Beiordnung erstreckt sich auf Adhäsionsverfahren

Den Antrag auf Bewilligung von Prozesskostenhilfe unter Beiordnung seiner Verteidigerin hat der Bundesgerichtshof abgewiesen, weil der Angeklagte bereits eine Pflichtverteidigerin hatte. Die notwendige Verteidigung nach § 140 StGB umfasse stets auch die Verteidigung im Rahmen der Adhäsionsklage, weil der Anklagevorwurf und die Abwehr des vermögensrechtlichen Anspruchs des Verletzten in der Regel untrennbar miteinander verbunden seien. Die durch die Verknüpfung von Tat und Anspruch hergestellte Effizienz sei gerade Zweck des Adhäsionsverfahrens. Diese Frage war bislang umstritten und wurde vom 6. Strafsenat erstmalig höchstrichterlich beantwortet.

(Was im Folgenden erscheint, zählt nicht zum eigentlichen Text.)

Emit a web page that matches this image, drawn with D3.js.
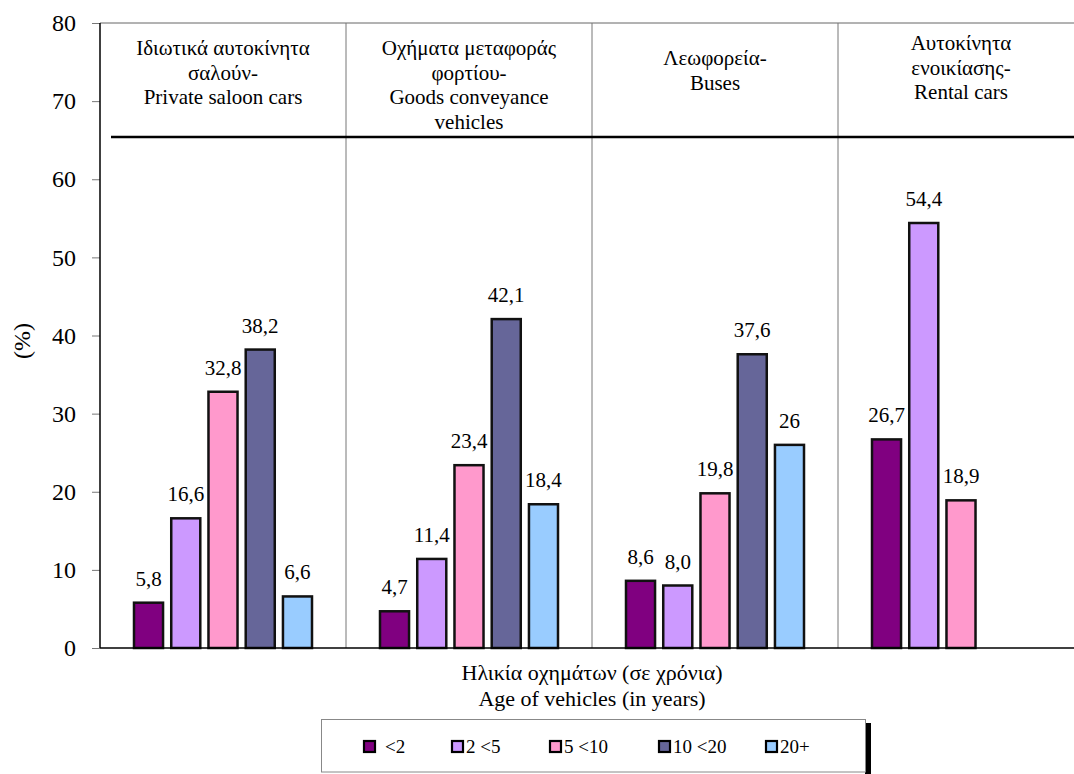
<!DOCTYPE html>
<html>
<head>
<meta charset="utf-8">
<script src="https://cdn.jsdelivr.net/npm/d3@7"></script>
<style>
  body { margin: 0; background: #fff; }
</style>
</head>
<body>
<div id="chart"></div>
<script>
// data
var categories = ["private", "goods", "buses", "rental"];
var headers = [
  ["Ιδιωτικά αυτοκίνητα", "σαλούν-", "Private saloon cars"],
  ["Οχήματα μεταφοράς", "φορτίου-", "Goods conveyance", "vehicles"],
  ["Λεωφορεία-", "Buses"],
  ["Αυτοκίνητα", "ενοικίασης-", "Rental cars"]
];
var series = ["<2", "2 <5", "5 <10", "10 <20", "20+"];
var colours = ["#800080", "#cc99ff", "#ff99cc", "#666699", "#99ccff"];
var values = [
  [5.8, 16.6, 32.8, 38.2, 6.6],
  [4.7, 11.4, 23.4, 42.1, 18.4],
  [8.6, 8.0, 19.8, 37.6, 26],
  [26.7, 54.4, 18.9, null, null]
];
var labels = [
  ["5,8", "16,6", "32,8", "38,2", "6,6"],
  ["4,7", "11,4", "23,4", "42,1", "18,4"],
  ["8,6", "8,0", "19,8", "37,6", "26"],
  ["26,7", "54,4", "18,9", null, null]
];
var yTicks = [0, 10, 20, 30, 40, 50, 60, 70, 80];

var serif = "'Liberation Serif'";
var width = 1074, height = 774;
var svg = d3.select("#chart").append("svg")
  .attr("width", width)
  .attr("height", height);

// scales
var y = d3.scaleLinear().domain([0, 80]).range([648, 23]);
var x = d3.scaleBand().domain(categories).range([100, 1084]).padding(0);
var xs = d3.scaleBand().domain(series).range([34, 212]).paddingInner(0.22).paddingOuter(0);

// top border + dividers
svg.append("line")
  .attr("x1", 100).attr("x2", width)
  .attr("y1", y(80)).attr("y2", y(80))
  .attr("stroke", "#666").attr("stroke-width", 1);

svg.selectAll(".divider")
  .data(categories.slice(1))
  .enter().append("line")
  .attr("class", "divider")
  .attr("x1", function (d) { return x(d); })
  .attr("x2", function (d) { return x(d); })
  .attr("y1", y(80)).attr("y2", y(0))
  .attr("stroke", "#777").attr("stroke-width", 1);

// thick header line
svg.append("line")
  .attr("x1", 111).attr("x2", width)
  .attr("y1", y(65.4)).attr("y2", y(65.4))
  .attr("stroke", "#000").attr("stroke-width", 2.5);

// headers
var headerTop = [55, 55, 65, 50];
categories.forEach(function (c, i) {
  svg.append("text")
    .attr("text-anchor", "middle")
    .style("font-family", serif)
    .style("font-size", "21px")
    .selectAll("tspan")
    .data(headers[i])
    .enter().append("tspan")
    .attr("x", x(c) + x.bandwidth() / 2)
    .attr("y", function (d, j) { return headerTop[i] + j * 24.5; })
    .text(function (d) { return d; });
});

// y axis
var yAxis = d3.axisLeft(y).tickValues(yTicks).tickSize(8).tickPadding(16);
var gy = svg.append("g")
  .attr("transform", "translate(100,0)")
  .call(yAxis);
gy.select(".domain").remove();
gy.selectAll(".tick line").attr("stroke", "#777");
gy.selectAll(".tick text")
  .attr("fill", "#000")
  .style("font-family", serif)
  .style("font-size", "24px");
svg.append("line")
  .attr("x1", 100).attr("x2", 100)
  .attr("y1", y(80)).attr("y2", y(0))
  .attr("stroke", "#000").attr("stroke-width", 1.5);

// bars
var groups = svg.selectAll(".grp")
  .data(categories)
  .enter().append("g")
  .attr("class", "grp")
  .attr("transform", function (d) { return "translate(" + x(d) + ",0)"; });

groups.each(function (c, i) {
  var g = d3.select(this);
  var rows = series.map(function (s, j) {
    return { s: s, v: values[i][j], l: labels[i][j], c: colours[j] };
  }).filter(function (d) { return d.v != null; });

  g.selectAll("rect")
    .data(rows)
    .enter().append("rect")
    .attr("x", function (d) { return xs(d.s); })
    .attr("y", function (d) { return y(d.v); })
    .attr("width", xs.bandwidth())
    .attr("height", function (d) { return y(0) - y(d.v); })
    .attr("fill", function (d) { return d.c; })
    .attr("stroke", "#111")
    .attr("stroke-width", 2.5);

  g.selectAll(".label")
    .data(rows)
    .enter().append("text")
    .attr("class", "label")
    .attr("x", function (d) { return xs(d.s) + xs.bandwidth() / 2; })
    .attr("y", function (d) { return y(d.v) - 17; })
    .attr("text-anchor", "middle")
    .style("font-family", serif)
    .style("font-size", "21px")
    .text(function (d) { return d.l; });
});

// x axis line
svg.append("line")
  .attr("x1", 100).attr("x2", width)
  .attr("y1", y(0)).attr("y2", y(0))
  .attr("stroke", "#000").attr("stroke-width", 1.5);

// axis titles
svg.append("text")
  .attr("x", 592).attr("y", 680)
  .attr("text-anchor", "middle")
  .style("font-family", serif)
  .style("font-size", "22px")
  .text("Ηλικία οχημάτων (σε χρόνια)");
svg.append("text")
  .attr("x", 592).attr("y", 706)
  .attr("text-anchor", "middle")
  .style("font-family", serif)
  .style("font-size", "22px")
  .text("Age of vehicles (in years)");

svg.append("text")
  .attr("transform", "translate(30,341) rotate(-90)")
  .attr("text-anchor", "middle")
  .style("font-family", serif)
  .style("font-size", "24px")
  .text("(%)");

// legend
svg.append("rect")
  .attr("x", 865).attr("y", 723)
  .attr("width", 6).attr("height", 60)
  .attr("fill", "#000");
svg.append("rect")
  .attr("x", 321.5).attr("y", 719.5)
  .attr("width", 544).attr("height", 52.5)
  .attr("fill", "#fff")
  .attr("stroke", "#888").attr("stroke-width", 1);

var legendX = [364, 452, 550, 659, 766];
var lg = svg.selectAll(".leg")
  .data(series)
  .enter().append("g")
  .attr("class", "leg")
  .attr("transform", function (d, i) { return "translate(" + legendX[i] + ",741)"; });
lg.append("rect")
  .attr("width", 11).attr("height", 11)
  .attr("fill", function (d, i) { return colours[i]; })
  .attr("stroke", "#000").attr("stroke-width", 2.2);
lg.append("text")
  .attr("x", function (d, i) { return i == 0 ? 21 : 14; })
  .attr("y", 12)
  .style("font-family", serif)
  .style("font-size", "19px")
  .text(function (d) { return d; });
</script>
</body>
</html>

Einziehung nur bei Verfügungsgewalt über die Beute

Die Leipziger Richter hoben die Einziehungsentscheidungen gegenüber den Fahrern auf: Taterträge nach § 73 Abs. 1 StGB seien nur bei den Tätern anzunehmen, die tatsächlich über die Beute hätten verfügen können. Die Fahrer, die die Beute nur gegen eine Aufwandsentschädigung transportiert hätten, hätten keine faktische Mitverfügungsmacht über den Ertrag der Tat. Auch eine Einziehung der Nutzungen nach § 73 Abs. 2 StGB scheide aus, da über die Höhe des "Spritgeldes" keine Angaben gemacht worden seien und es deshalb noch nicht einmal eine Schätzungsgrundlage gebe.

Bei Beschaffungskriminalität müssen Maßregeln geprüft werden

Der 6. Strafsenat bemängelte auch, dass das Landgericht nicht untersucht hatte, ob bei dem Haupttäter eine Unterbringung in einer Entziehungsanstalt nach § 64 StGB in Betracht komme. Liege nach den Feststellungen des Landgerichts eine Cannabisabhängigkeit vor und gebe der Täter als Motiv der Tat die Finanzierung des Konsums an, müssten die Voraussetzungen der Unterbringung geprüft werden. Der BGH verwies die Sache zurück, um mithilfe eines Sachverständigen die Anordnung der Maßregel zu prüfen.

BGH, Beschluss vom 27.07.2021 - 6 StR 307/21

Redaktion beck-aktuell, 7. September 2021.